Mais les 35 heures obligatoires pour tout le monde au moment où on rentre dans l'euro, où la Chine arrive dans l'OMC… je pense vraiment que c'était catastrophique pour la France. Après, la corrélation avec la désindustrialisation, elle n'est pas mécanique, on l'a faite parce que c'est le même calendrier. Je pense que les 35 heures ont participé à la désindustrialisation, la France a complètement perdu en compétitivité. À un moment donné, la compétition est devenue très forte. L'Allemagne, elle, a pris le chemin inverse et nous passait devant de manière assez abyssale."

 

"Très peu de gens assument de dire 'je me suis trompé et voilà pourquoi'"

"Le vrai problème, c'est que le politique doit prendre la responsabilité de ça parce que c'est lui qui tranche.

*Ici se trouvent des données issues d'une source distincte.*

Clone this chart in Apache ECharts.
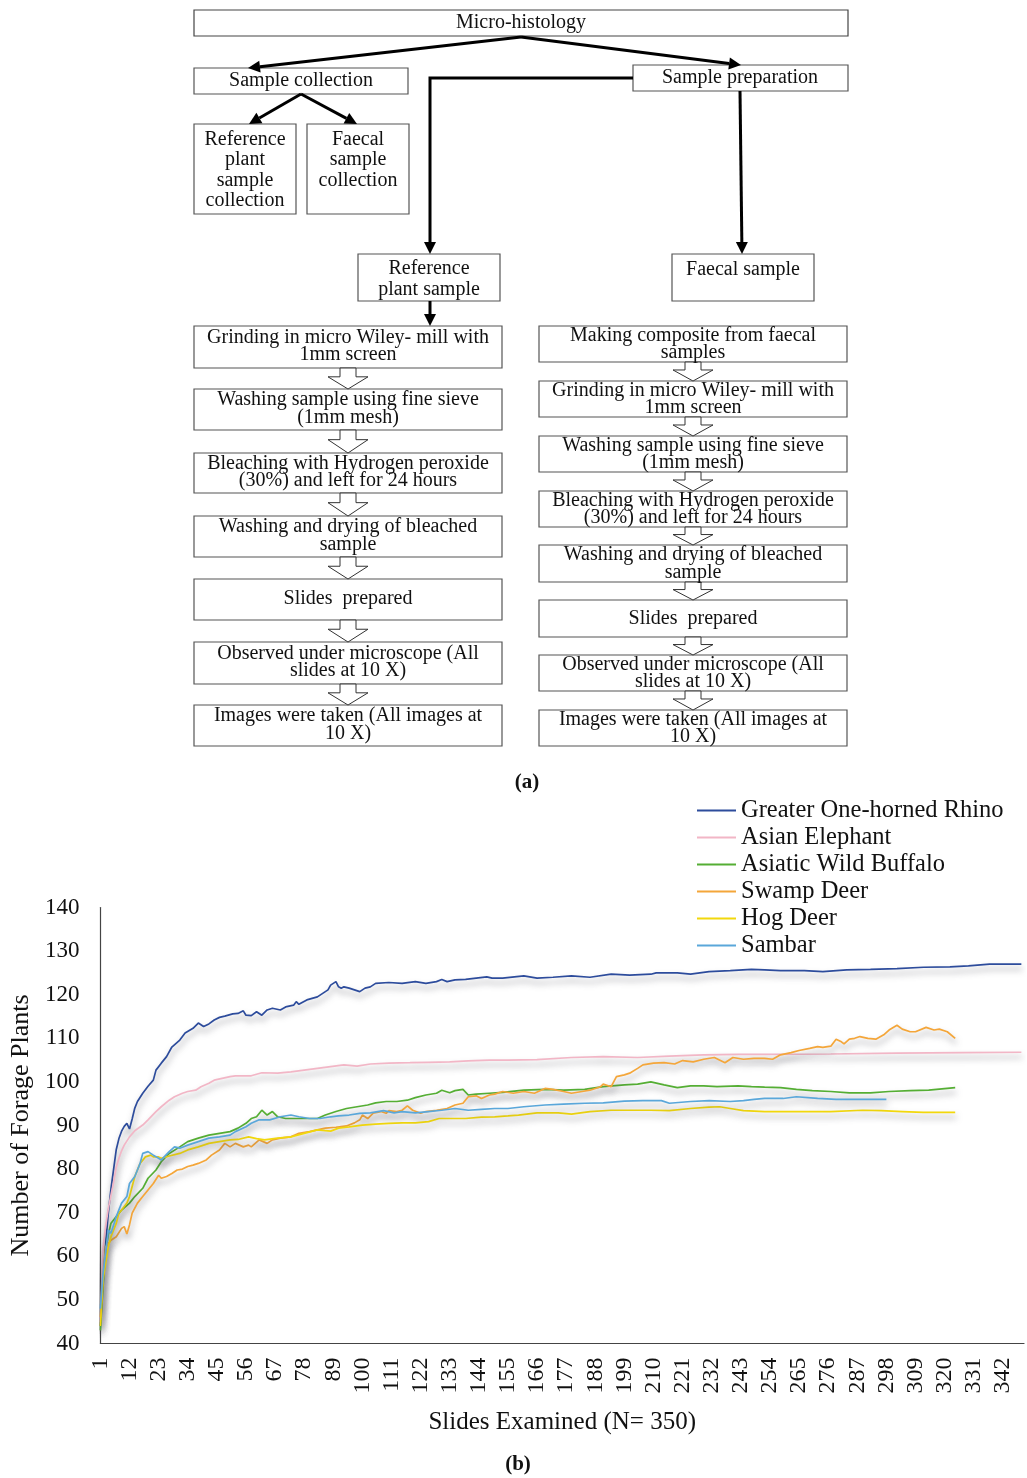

Et le problème, c'est qu'on a l'impression que les décisions sont prises, et après elles sont diluées. On ne sait plus du tout. J’appelle ça l’irresponsabilité illimitée. C’est sans aucun doute une des explications de la crise démocratique actuelle. Quand vous élisez n'importe qui, tout le monde fait la même chose, nous ne voyez pas trop ce que font les gens… Et très peu de gens assument de dire ‘je me suis trompé et voilà pourquoi’. Et la question de responsabilité se diffuse dans absolument toute la société. Vous savez, Winston Churchill a dit lui-même : ‘j'ai été le pire ministre des Finances’. L'objectif de mon bouquin n’est pas de dire ‘ils sont tous nuls’, mais l'erreur est une manière intéressante de parler de nous, de la politique économique. Et se tromper, c'est complètement normal."